When hailing a ride, drivers and passengers will be notified if either party has enabled the audio recording feature. Accepting the ride provides tacit consent to be recorded, Kansal said.

“Effectively when you’re on a trip, both parties can record, neither party record or either party record,” he said. “So all combinations are possible.”

Kansal said they have not seen riders or drivers cancel in other markets when notified that the other party may record the trip.

To assuage privacy concerns, the audio files are encrypted, meaning neither the driver nor the rider can listen to them on their devices. The recording can be decrypted if a rider or driver submits the file as part of a safety report to Uber. As in “Mission: Impossible,” the audio file will self-destruct after seven days if no action is taken.

The audio recording feature is the latest effort by Uber to enhance safety in the ride-sharing industry. In 2021, with carjackings on the rise in Chicago and other markets, Uber launched a nationwide verification program for riders using anonymous payment methods as a safety measure to protect drivers.

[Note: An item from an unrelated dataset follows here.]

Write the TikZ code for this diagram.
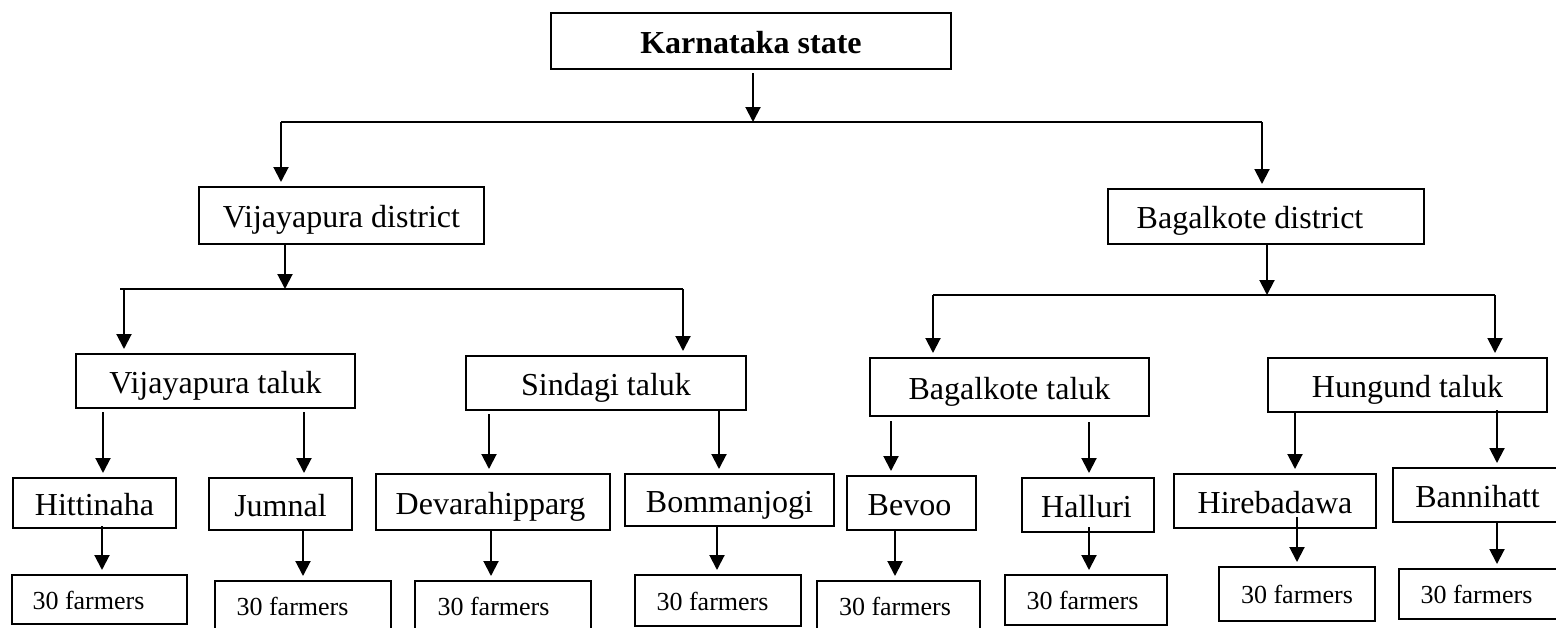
\documentclass[tikz,border=0pt]{standalone}
\usepackage{fontspec}
\setmainfont{Liberation Serif}
\usetikzlibrary{arrows.meta}
\newcommand{\shifttext}[2]{\makebox[0pt]{\kern#1pt\relax#2}}
\begin{document}
\begin{tikzpicture}[x=1pt,y=-1pt,
  box/.style={draw, line width=2pt, inner sep=0pt, text height=24pt, text depth=0pt, font=\fontsize{32}{38}\selectfont},
  fbox/.style={box, text height=19.5pt, font=\fontsize{26}{31}\selectfont},
  conn/.style={line width=2pt},
  arrl/.style={conn, -{Triangle[length=15pt,width=15pt]}},
  arr/.style={arrl, shorten >=4pt},
]
\useasboundingbox (0,0) rectangle (1556,627);

% level 0
\node[box, minimum width=400pt, minimum height=56pt] (ks) at (751,41) {\textbf{Karnataka state}};
% districts
\node[box, minimum width=285pt, minimum height=57pt] (vd) at (341.5,215.5) {Vijayapura district};
\node[box, minimum width=316pt, minimum height=55pt] (bd) at (1266,216.5) {\shifttext{-32}{Bagalkote district}};
% taluks
\node[box, minimum width=279pt, minimum height=54pt] (vt) at (215.5,381) {Vijayapura taluk};
\node[box, minimum width=280pt, minimum height=54pt] (st) at (606,383) {Sindagi taluk};
\node[box, minimum width=279pt, minimum height=58pt] (bt) at (1009.5,387) {Bagalkote taluk};
\node[box, minimum width=279pt, minimum height=54pt] (ht) at (1407.5,385) {Hungund taluk};
% villages
\node[box, minimum width=163pt, minimum height=50pt] (hi) at (94.5,503) {Hittinaha};
\node[box, minimum width=143pt, minimum height=52pt] (ju) at (280.5,504) {Jumnal};
\node[box, minimum width=234pt, minimum height=56pt] (de) at (493,502) {\shifttext{-5}{Devarahipparg}};
\node[box, minimum width=209pt, minimum height=52pt] (bo) at (729.5,500) {Bommanjogi};
\node[box, minimum width=129pt, minimum height=54pt] (be) at (911.5,503) {\shifttext{-4}{Bevoo}};
\node[box, minimum width=132pt, minimum height=54pt] (ha) at (1088,505) {\shifttext{-3}{Halluri}};
\node[box, minimum width=202pt, minimum height=54pt] (hr) at (1275,501) {Hirebadawa};
\node[box, minimum width=169pt, minimum height=54pt] (bn) at (1477.5,495) {Bannihatt};
% farmers
\node[fbox, minimum width=175pt, minimum height=49pt] (f1) at (99.5,599.5) {\shifttext{-22}{30 farmers}};
\node[fbox, minimum width=176pt, minimum height=50pt] (f2) at (303,606) {\shifttext{-21}{30 farmers}};
\node[fbox, minimum width=176pt, minimum height=50pt] (f3) at (503,606) {\shifttext{-19}{30 farmers}};
\node[fbox, minimum width=166pt, minimum height=51pt] (f4) at (718,600.5) {\shifttext{-11}{30 farmers}};
\node[fbox, minimum width=163pt, minimum height=50pt] (f5) at (898.5,606) {\shifttext{-7}{30 farmers}};
\node[fbox, minimum width=162pt, minimum height=50pt] (f6) at (1086,600) {\shifttext{-7}{30 farmers}};
\node[fbox, minimum width=156pt, minimum height=54pt] (f7) at (1297,594) {30 farmers};
\node[fbox, minimum width=161pt, minimum height=50pt] (f8) at (1479.5,594) {\shifttext{-6}{30 farmers}};

% junctions
\coordinate (j0) at (753,122);
\coordinate (tl) at (281,122);
\coordinate (tr) at (1262,122);
\coordinate (vj) at (285,289);
\coordinate (vl) at (124,289);
\coordinate (vr) at (683,289);
\coordinate (bj) at (1267,295);
\coordinate (bl) at (933,295);
\coordinate (br) at (1495,295);

% state to districts
\draw[arrl, shorten <=3pt] (ks.south -| j0) -- (j0);
\draw[conn] (tl) -- (tr);
\draw[arr] (tl) -- (vd.north -| tl);
\draw[arr] (tr) -- (bd.north -| tr);
% districts to taluks
\draw[arrl] (vd.south -| vj) -- (vj);
\draw[conn] ([xshift=-4pt]vl) -- (vr);
\draw[arr] (vl) -- (vt.north -| vl);
\draw[arr] (vr) -- (st.north -| vr);
\draw[arrl] (bd.south -| bj) -- (bj);
\draw[conn] (bl) -- (br);
\draw[arr] (bl) -- (bt.north -| bl);
\draw[arr] (br) -- (ht.north -| br);
% taluks to villages
\draw[arr, shorten <=3pt] (vt.south -| 103,0) -- (hi.north -| 103,0);
\draw[arr, shorten <=3pt] (vt.south -| 304,0) -- (ju.north -| 304,0);
\draw[arr, shorten <=3pt] (st.south -| 489,0) -- (de.north -| 489,0);
\draw[arr] (st.south -| 719,0) -- (bo.north -| 719,0);
\draw[arr, shorten <=4pt] (bt.south -| 891,0) -- (be.north -| 891,0);
\draw[arr, shorten <=5pt] (bt.south -| 1089,0) -- (ha.north -| 1089,0);
\draw[arr] (ht.south -| 1295,0) -- (hr.north -| 1295,0);
\draw[arr, shorten <=-3pt] (ht.south -| 1497,0) -- (bn.north -| 1497,0);
% villages to farmers
\draw[arr, shorten <=-3pt] (hi.south -| 102,0) -- (f1.north -| 102,0);
\draw[arr] (ju.south -| 303,0) -- (f2.north -| 303,0);
\draw[arr] (de.south -| 491,0) -- (f3.north -| 491,0);
\draw[arr, shorten <=-2pt] (bo.south -| 717,0) -- (f4.north -| 717,0);
\draw[arr, shorten <=-2pt] (be.south -| 895,0) -- (f5.north -| 895,0);
\draw[arr, shorten <=-6pt] (ha.south -| 1089,0) -- (f6.north -| 1089,0);
\draw[arr, shorten <=-12pt] (hr.south -| 1297,0) -- (f7.north -| 1297,0);
\draw[arr] (bn.south -| 1497,0) -- (f8.north -| 1497,0);
\end{tikzpicture}
\end{document}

“That has actually helped a lot in terms of both stopping certain riders who may have the wrong intent, but also making drivers more comfortable,” Kansal said.

Sanchez said the verification program was a step in the right direction, but didn’t go far enough to protect drivers. Ride-sharing, he said, remains a risky business for drivers in Chicago.

“They may have slightly dropped from what they were at the peak during the pandemic, but carjackings and assaults of drivers are still happening on a daily basis,” he said.

Kansal declined to specify what kinds of incidents have prompted the submission of audio files in markets where the recording feature has been available.

But he did say that the audio files have proved helpful in determining the nature of disputes, resulting in warnings and stronger actions against both riders and drivers.

“In a lot of cases, that may be just a precautionary thing on the side of either the rider or the driver, and they’re sharing with us,” he said. “And in some cases, there may be an actual issue that we have to deal with.”

While Sanchez is skeptical the audio feature will do much to deter ride-sharing conflict, he said there is a solution that has proved effective: video.

Drivers who install dashcams in their cars have seen “an observed difference” in initially rowdy passengers suddenly being on their best behavior when they notice they are under video surveillance during the ride.

“Our recommendation 100% is for every driver to have a dashcam,” Sanchez said. “I don’t care if you drive 10 hours a week or 50 hours a week. You have to have a dashcam.”